I’m playing catch-up on some reading given how busy I’ve been and this includes a groundbreaking NEJM pub on CRISPR for Sickle Cell and Thalassemia.
CRISPR for Sickle Cell
From December, here’s the key paper in the NEJM: CRISPR-Cas9 Gene Editing for Sickle Cell Disease and β-Thalassemia. There’s a lot to like about this clinical trial paper and it gives real hope to patients with Sickle-Cell Disease and Thalassemia. It takes an interesting, indirect clinic approach to addressing Sickle Cell by turning off a repressor (BCL11a) of fetal globin expression. The reactivation of the fetal globin largely seems to rescue the Sickle Cell disease phenotype even though the patients still have the original globin mutation.
I’m still not really clear on the rationale for this indirect approach rather than directly trying to gene-edit the mutant globin gene itself. I had a discussion with some folks on Twitter about this after my tweet below.
ICYMI: NEJM paper on #CRISPR gene editing for sickle cell disease https://t.co/pugI3DTfDL Anyone know why has this indirect approach (inhibiting an inhibitor of fetal hemoglobin) has advanced more than direct approach of correcting the globin gene mutation in HSC? #sicklecell
— Paul Knoepfler (@pknoepfler) January 11, 2021
I still need to dig into the supplemental data, but I’m also not entirely clear on the actual genetic changes that this gene-editing makes in BCL11A as I didn’t see those discussed in the main body of the paper. Maybe I missed it.
Also, is it correct that they have not done whole-genome sequencing yet on actual patient samples either pre- or post-transplant to more rigorously look for potential off-targets? What about potential on-target indels in BCL11a or possible large chromosomal deletions that can sometimes occur with CRISPR?
Victoria Gray, first participant in the trial
The first participant in the clinical trial, Victoria Gray, is a real hero. It’s so brave to participate in a pioneering clinical trial.
She reports that she’s doing great since she received the CRISPR-based intervention, reporting a major reduction in Sickle Cell Disease symptoms. You can see a picture of her after receiving her own gene-edited blood stem cells back after chemo.

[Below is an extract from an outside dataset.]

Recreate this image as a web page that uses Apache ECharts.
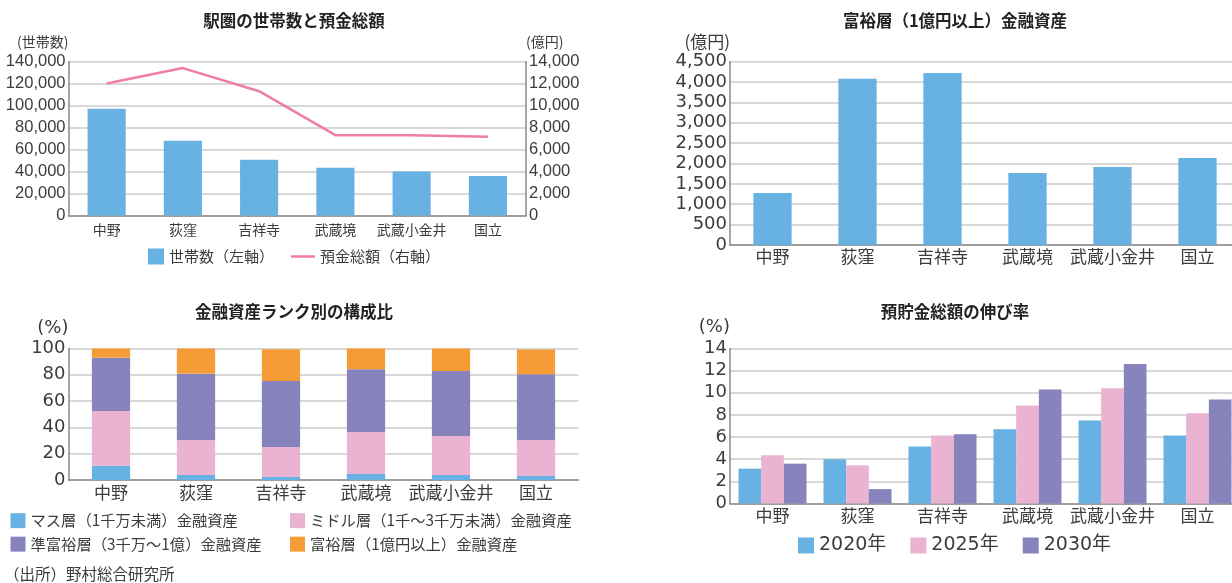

She’s pictured with her children near the top of the post.
More data needed in coming months and years
The NEJM paper reports briefly on a small group of additional patients including some with Thalassemia who they indicate have had similar improvements in symptoms.
As a cautionary note, it’s early days for this trial and other similar studies. To be able to concretely judge efficacy and safety we need to see overall data for a much larger group of patients. It’s also crucial to see longer-term follow up data on safety and efficacy as well. For example, if there is a consistent benefit, does that last for months or years or do Sickle Cell or Thalassemia symptoms return in some patients?
Still, this is a very exciting beginning
Additional interesting pubs
- Stem cell treatment corrects skull shape and restores brain function in mouse model of childhood disorder, NIH. Here’s the primary research article in Cell, Cranial Suture Regeneration Mitigates Skull and Neurocognitive Defects in Craniosynostosis.
- Developmental Stage-Specific Changes in Protein Synthesis Differentially Sensitize Hematopoietic Stem Cells and Erythroid Progenitors to Impaired Ribosome Biogenesis, Stem Cell Reports.
- ANO1 regulates the maintenance of stemness in glioblastoma stem cells by stabilizing EGFRvIII, Oncogene.
- In vivo tracking of 14C thymidine labeled mesenchymal stem cells using ultra-sensitive accelerator mass spectrometry, Scientific Reports.
- Single-cell analysis of the developing human testis reveals somatic niche cell specification and fetal germline stem cell establishment, Cell Stem Cell.
- Histone crotonylation promotes mesoendodermal commitment of human embryonic stem cells, Cell Stem Cell. What’s crotonylation? The addition of crotonyl groups, which are likely to lead to different functional outcomes for histones than many other modifications that we’re more familiar with like acetylation and methylation.
BlueRock, FDA, and Parkinson’s
Cell Therapy DA01 Cleared for Phase 1 Trial in Advanced Disease Patients. This is an ES cell-based therapy for Parkinson’s Disease. From the news item:
“This trial is the culmination of a decade of arduous collaborative work … [and] an important milestone on the road towards regenerative brain repair,” said Viviane Tabar, MD, founding investigator of BlueRock and chair of the neurosurgery department at MSK.”
Long-term I think stem cell-based therapies for Parkinson’s are extremely promising. It’s one of the most hopeful areas in regenerative medicine overall. Scientists like Drs. Tabar and Lorenz Suder of BlueRock and others like Jeanne Loring and Jun Takahashi are the gifted pioneers who are going to make a transformative difference here.